L’article met en valeur combien ce temps du pèlerinage est « un espace de visibilité pour la communauté » juive du Maroc. Elle permettrait à celle-ci de défendre son enracinement dans cette terre marocaine et d’affirmer également sa marocanité. Ce pèlerinage de Rabbi Yahya Lakhdar est situé près de la ville de Casablanca. Le choix officiel des communautés juives du Maroc est celui d’attirer les juifs sépharades de la diaspora près d’une ville accessible aux personnalités étrangères dans le cadre d’un tourisme religieux organisé avec succès dès 1986. Depuis lors, chaque année a lieu ce pèlerinage dans lequel « la fête n’est jamais séparée du sacré). Chants judéo-arabes sur musique arabo-andalouse font bon ménage avec les gâteaux et l’eau-de-vie d’Israël. Et les pèlerins appellent le Saint à la guérison miraculeuse sur un rythme proche de la transe. Enfin ce pèlerinage donne lieu à un moment de mise aux enchères d’objets ayant pour vocation d’alimenter les caisses de charité envers les pauvres et la réfection des lieux saints.
medium_medium_Kubba.2.jpgÀ côté de ses pèlerinages juifs existent des lieux saints réappropriés par la puissance laïque sous forme de festivals. Ainsi j’ai visité près de Mornaguia un mausolée qui a été transformé en lieu festif en l’honneur du saint homme Sidi Ali Hattab. Ce lieu de sépulture du Marabout appelé Qubba, le 23 mai retentissait d’une musique assourdissante et je me frayais un chemin en compagnie de mon hôte au milieu d’une foule bigarrée de familles nombreuses venues pique niquer près de la tombe et faire quelques emplètes sur le marché en plein air installé à l’extérieur de la Zaouïa (établissement islamique autour du marabout). Un espace réservé au milieu d’un champ en face de la construction blanchie à la chaux devait servir à une Fantasia organisée plus tard dans la journée. Lorsque j’entrais dans la cour entourant le marabout, un nombre très important de femmes, toutes agglutinées à l’ombre des portiques, semblait attendre patiemment leur tour pour entrer dans la salle de prières et faire leurs vœux. Quelques enfants tentaient de revendre des fleurs sauvages cueillies sur le bord de la route. Mon accompagnateur m’expliquait que ce lieu traditionnel avait été transformé en un festival le 23-24 mai de chaque année.
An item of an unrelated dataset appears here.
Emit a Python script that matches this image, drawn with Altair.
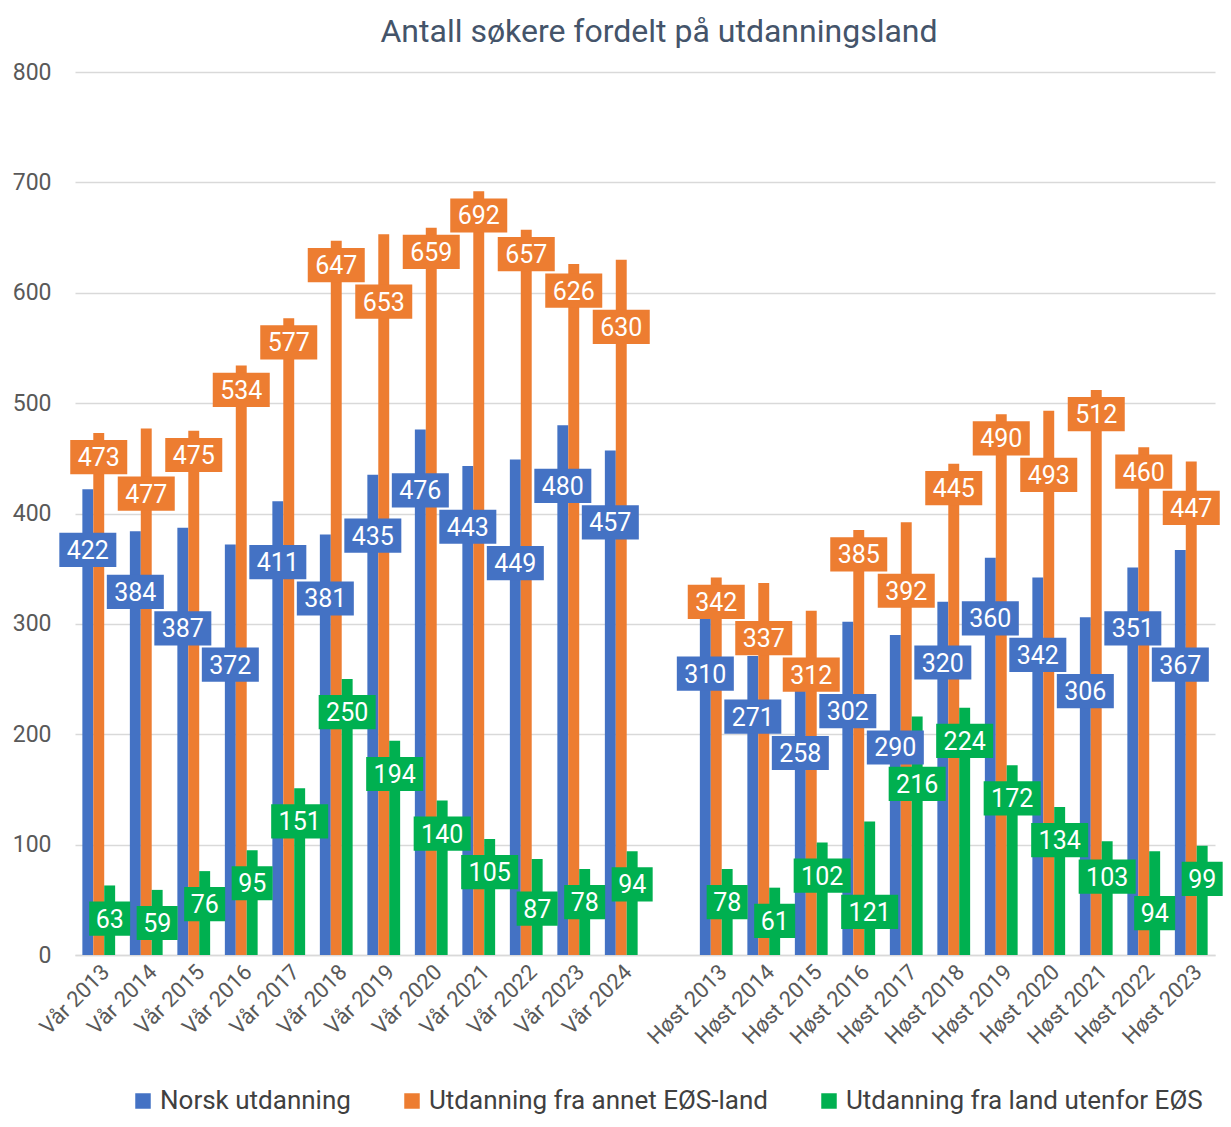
import altair as alt
import pandas as pd

title_text = "Antall søkere fordelt på utdanningsland"
series = ["Norsk utdanning", "Utdanning fra annet EØS-land", "Utdanning fra land utenfor EØS"]
colors = ["#4472C4", "#ED7D31", "#00B050"]

cats_var = ["Vår 2013", "Vår 2014", "Vår 2015", "Vår 2016", "Vår 2017", "Vår 2018",
            "Vår 2019", "Vår 2020", "Vår 2021", "Vår 2022", "Vår 2023", "Vår 2024"]
cats_host = ["Høst 2013", "Høst 2014", "Høst 2015", "Høst 2016", "Høst 2017", "Høst 2018",
             "Høst 2019", "Høst 2020", "Høst 2021", "Høst 2022", "Høst 2023"]

norsk_var = [422, 384, 387, 372, 411, 381, 435, 476, 443, 449, 480, 457]
eos_var = [473, 477, 475, 534, 577, 647, 653, 659, 692, 657, 626, 630]
utenfor_var = [63, 59, 76, 95, 151, 250, 194, 140, 105, 87, 78, 94]

norsk_host = [310, 271, 258, 302, 290, 320, 360, 342, 306, 351, 367]
eos_host = [342, 337, 312, 385, 392, 445, 490, 493, 512, 460, 447]
utenfor_host = [78, 61, 102, 121, 216, 224, 172, 134, 103, 94, 99]

GAP = " "
domain = cats_var + [GAP] + cats_host

# chart geometry used for label-collision avoidance
W, H = 1140, 883
STEP = W / len(domain)
PAD_IN = 0.31
SUB = STEP * (1 - PAD_IN) / 3
BOX_H = 31.0  # label box height in data units
W3, W2 = 57, 41
START_OFF = [55, 22, 30]  # preferred label depth below bar end, per series

rows = []
for cats, vals_list in [(cats_var, [norsk_var, eos_var, utenfor_var]),
                        (cats_host, [norsk_host, eos_host, utenfor_host])]:
    for s_i, (s, vals) in enumerate(zip(series, vals_list)):
        for c, v in zip(cats, vals):
            slot = domain.index(c)
            rows.append({"cat": c, "series": s, "value": v, "slot": slot, "s_i": s_i,
                         "digits": len(str(v))})

# greedy placement of data labels: start inside the bar end,
# push down while overlapping an already placed label
rows.sort(key=lambda r: (r["slot"], r["s_i"]))
placed = []
for r in rows:
    px = r["slot"] * STEP + STEP / 2 + (r["s_i"] - 1) * SUB
    w = W3 if r["digits"] >= 3 else W2
    lab = r["value"] - START_OFF[r["s_i"]]
    moved = True
    while moved:
        moved = False
        for (qx, qw, ql) in placed:
            if abs(px - qx) < (w + qw) / 2 and abs(lab - ql) < BOX_H + 2:
                lab = ql - (BOX_H + 2)
                moved = True
    lab = max(lab, 17)
    placed.append((px, w, lab))
    r["lab"] = lab
    r["lo"] = lab - BOX_H / 2
    r["hi"] = lab + BOX_H / 2

df = pd.DataFrame(rows)

x_enc = alt.X("cat:N", scale=alt.Scale(domain=domain, paddingInner=PAD_IN, paddingOuter=PAD_IN / 2),
              axis=alt.Axis(title=None, labelAngle=-45, labelFontSize=22, labelColor="#595959",
                            ticks=False, domainColor="#D9D9D9", domainWidth=1.5,
                            labelPadding=6, grid=False))
xoff = alt.XOffset("series:N", scale=alt.Scale(domain=series, paddingInner=0, paddingOuter=0))
color = alt.Color("series:N", scale=alt.Scale(domain=series, range=colors),
                  legend=alt.Legend(title=None, orient="none", direction="horizontal",
                                    legendX=55, legendY=1016, labelFontSize=26,
                                    labelColor="#404040", symbolType="square", symbolSize=240,
                                    symbolStrokeWidth=0, labelLimit=600, columnPadding=48,
                                    labelOffset=4, padding=0))

y_scale = alt.Scale(domain=[0, 800], nice=False)

bars = alt.Chart(df).mark_bar().encode(
    x=x_enc, xOffset=xoff,
    y=alt.Y("value:Q", scale=y_scale,
            axis=alt.Axis(title=None, values=list(range(0, 801, 100)), labelFontSize=23,
                          labelColor="#595959", ticks=False, domain=False, gridColor="#D9D9D9",
                          gridWidth=1.3, labelPadding=24)),
    color=color,
)

box_color = alt.Color("series:N", scale=alt.Scale(domain=series, range=colors), legend=None)

box3 = alt.Chart(df).transform_filter("datum.digits >= 3").mark_bar(width=W3).encode(
    x="cat:N", xOffset="series:N", y=alt.Y("lo:Q", scale=y_scale), y2="hi:Q", color=box_color)
box2 = alt.Chart(df).transform_filter("datum.digits < 3").mark_bar(width=W2).encode(
    x="cat:N", xOffset="series:N", y=alt.Y("lo:Q", scale=y_scale), y2="hi:Q", color=box_color)

texts = alt.Chart(df).mark_text(color="white", fontSize=25, font="Roboto",
                                baseline="middle", dy=1).encode(
    x="cat:N", xOffset="series:N", y=alt.Y("lab:Q", scale=y_scale), text="value:Q")

chart = alt.layer(bars, box3, box2, texts).properties(
    width=W, height=H,
    title=alt.Title(title_text, fontSize=32, color="#44546A", font="Roboto",
                    fontWeight="normal", anchor="middle", offset=12, dx=14),
    padding={"left": 4, "top": 8, "right": 0, "bottom": 0},
).configure(font="Roboto").configure_view(strokeWidth=0, stroke="transparent")

chart.save("out.html", embed_options={"renderer": "svg", "actions": False})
medium_festival.jpgJe n’en sus pas plus jusqu’à ce que je lise, de retour au Québec, le livre mentionné plus haut et dans lequel j’ai découvert un chapitre sur un lieu similaire en Tunisie centrale en l’honneur d’un saint local Sidi Amor Bou Hadja. Ce lieu saint, lui aussi a été intégré dans une structure festive plus large, le festival officiel de Sidi Amor Bou Hadja qui inclut également une fantasia et une foire exposition. Aujourd’hui encore on attribue de nombreuses qualités à ce saint et en particulier des dons de guérison, le pouvoir de chasser les malfaisants et la réalisation de nombreux miracles.

Ce qui me plaît dans cette découverte lors de mon voyage c’est de voir que le tombeau du marabout représente spatialement un signe tangible du sacré populaire traditionnel existant depuis la fin du VIIIe siècle de l’hégire. Et depuis la mort des deux saints ces lieux sont le siège d’un pèlerinage. Apparemment les gens viennent pour s’imprégner de la baraka du saint. Prières et offrandes se mêlent ainsi à la fête. Mais depuis quand date le festival ? Je n’ai pas la réponse pour Sidi Ali Hattab mais pour Sidi Amor Bou Hadja, l’histoire est connue et racontée dans l’article d’Isabel Ruiz intitulé « Agir sur un événement et un lieu pour requalifier l’espace et la société locale : l’action du pouvoir politique tunisien sur le pèlerinage et la Qubba de Sidi Amor Bou Hadja ».

Après l’indépendance une fantasia est créée en l’honneur des cavaliers et des guerriers locaux. Dans les années 60 cette Fantasia est organisée au même moment que le pèlerinage qui attire beaucoup de monde de l’arrière pays. De la fin des années 60 jusqu’au début des années 90 se structure et se met en place le festival. 
Il semblerait donc que ces lieux de festival soient des lieux de rassemblement symboliques et que les espaces choisis bénéficient d’une légitimité à la fois populaire spontanée mais aussi historique et légendaire.

Je ne connais toujours pas deux après ce premier voyage les détails sur Sidi Ali Hattab.Maintenant que je vis ici je vais m'enquérir auprès de mes amis historiens tunisiens.